Эксперимент этот не мог не быть крупным и по своему размаху, и по вызванному им резонансу - личность Капиева была достаточно сильной и оригинальной для этого. Легко представить себе, как влекла Капиева возможность реально воздействовать на процесс создания той самой народной поэзии, которая всегда казалась ему как бы высеченной на камне. Здесь она рождалась прямо на его глазах, и он мог даже быть непосредственно причастен к этому. Вряд ли он долго колебался. И так как речь идет здесь не только о литературе, но и всей жизненной судьбе человека, включающей в себя и общие для всех людей коллизии, то следует, не чинясь, принять во внимание, что человеку во все времена необходимы средства к существованию - и своему собственному и своей семьи. Не менее других нужны они писателю. У писателя нет ренты и постоянного заработка. Книги же оплачиваются обычно после того, как они уже напечатаны. У Капиева в 1935 году не было ни напечатанных, ни печатающихся книг. Само его дальнейшее существование по описанным ранее обстоятельствам к этому времени стало вдруг проблематичным. И это усилило его решимость взяться за новое и очень многими своими сторонами привлекавшее его дело. И он взялся за него - с тем азартом, с той деятельной - и в работе всегда еще живее разгоравшейся - увлеченностью, к которой он более других был способен.

Дело же было не простое, и, в сущности, слишком сильная увлеченность могла даже оказаться излишней.

"С того момента, как появились стихи Сулеймана в "Правде", - рассказывал далее Капиев в своем докладе, - отовсюду, буквально со всех концов страны, поэта стали осаждать десятками телеграмм, писем, заказов, к нему начали стекаться специальные корреспонденты и репортеры. Началось паломничество к Сулейману Стальскому Сулейман, и сам того не ожидая, вдруг очутился на такой высоте, что теперь нельзя было ему "ударить в грязь лицом". Каждый вздох его слышала вся страна.
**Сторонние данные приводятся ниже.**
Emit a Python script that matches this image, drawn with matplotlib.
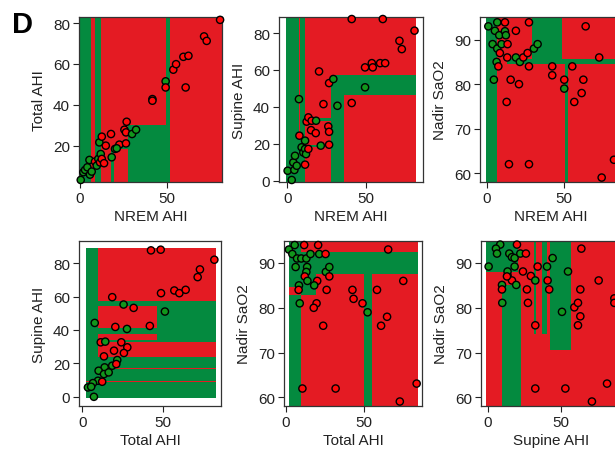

Здесь нужно было быть поэтом большого политического кругозора и огромной эрудиции, полным творческих сил, чтобы достойно держаться в вышине и не упасть. Не экзотическая оригинальность Сулеймана интересовала страну и народ, а его живое, боевое слово, сказанное кстати, отвечающее времени, и согласный с думами передового народа его горячий отклик, ибо народ в нем видел своего сына. Время призывало Сулеймана и требовало, чтобы он был трибуном".

Доклад построен с большим тщанием, в нем чувствуется обдуманность каждого слова. Он написан в 1940 году, то есть через три года после смерти Сулеймана, когда Капиеву пришлось уже обороняться, объяснять неизбежность тех именно форм работы со Стальским, которые были избраны им, судя по всему, без долгих размышлений, как бы естественным путем, "в рабочем порядке": настолько велика была тогда, в середине тридцатых годов, его уверенность в возможности только такого, только однозначного решения.

"Сулейман сказал однажды:

- Вот вы, грамотные люди, все верхом, а я - пешком, и мне трудно догнать вас и время. Подсадите меня! Не надо ждать, сдерживая коней, пока я догоню вас, опираясь на палку, - я стар, недолго мне сопутствовать вам, - пристройте меня, юноши, рядом с собой в седле и правьте дальше.

…И тогда я понял свою задачу. Надо держать поэта в седле современности, помочь ему, неграмотному, но одаренному ашугу, которому выпала великая доля быть трибуном своего народа, не отставать от времени и быть впереди него.

И вся моя работа с Сулейманом исходила из этого требования самого Сулеймана.

Я предвижу возражения, но что я в данном случае выбрал свою роль правильно, я не сомневался и не отрекаюсь: на том стою!"

Капиев объяснял, что он "выполнял работу рецензента, советчика".

"Быть может, сам себе не отдавая отчета, я все же отлично чувствовал, что имею дело с "взрывчатым веществом", и всегда был бережен, никогда ничего не навязывал Сулейману, а только показывал ему, и он был волен сам выбирать, что ему по вкусу".

Дело было, конечно, не в дефектах вкуса Капиева - никто не мог бы упрекнуть его в недостаточно тонком понимании поэзии. Он сам был поэт и скоро доказал это. Все было предопределено уже тем, как понял он место Сулеймана в современности и дальнейшую жизнь его поэзии. А точнее - даже не тем, как понял это он, а тем, что определенное понимание этого было уже совершившимся фактом. И когда Капиев утверждал, что Сулейману "нужно было быть поэтом большого политического кругозора", - это не его собственные тезисы. Это те готовые, вне его сознания возникшие предпосылки, с которыми он приступал к работе с поэтом пять лет назад. G ними можно было соглашаться или нет; изменить их было нельзя. Капиев с ними согласился. Он взялся помочь поэту держаться "в седле современности". Современность и ее задачи Капиев понимал отлично. Он мог бы растолковать их любому неграмотному.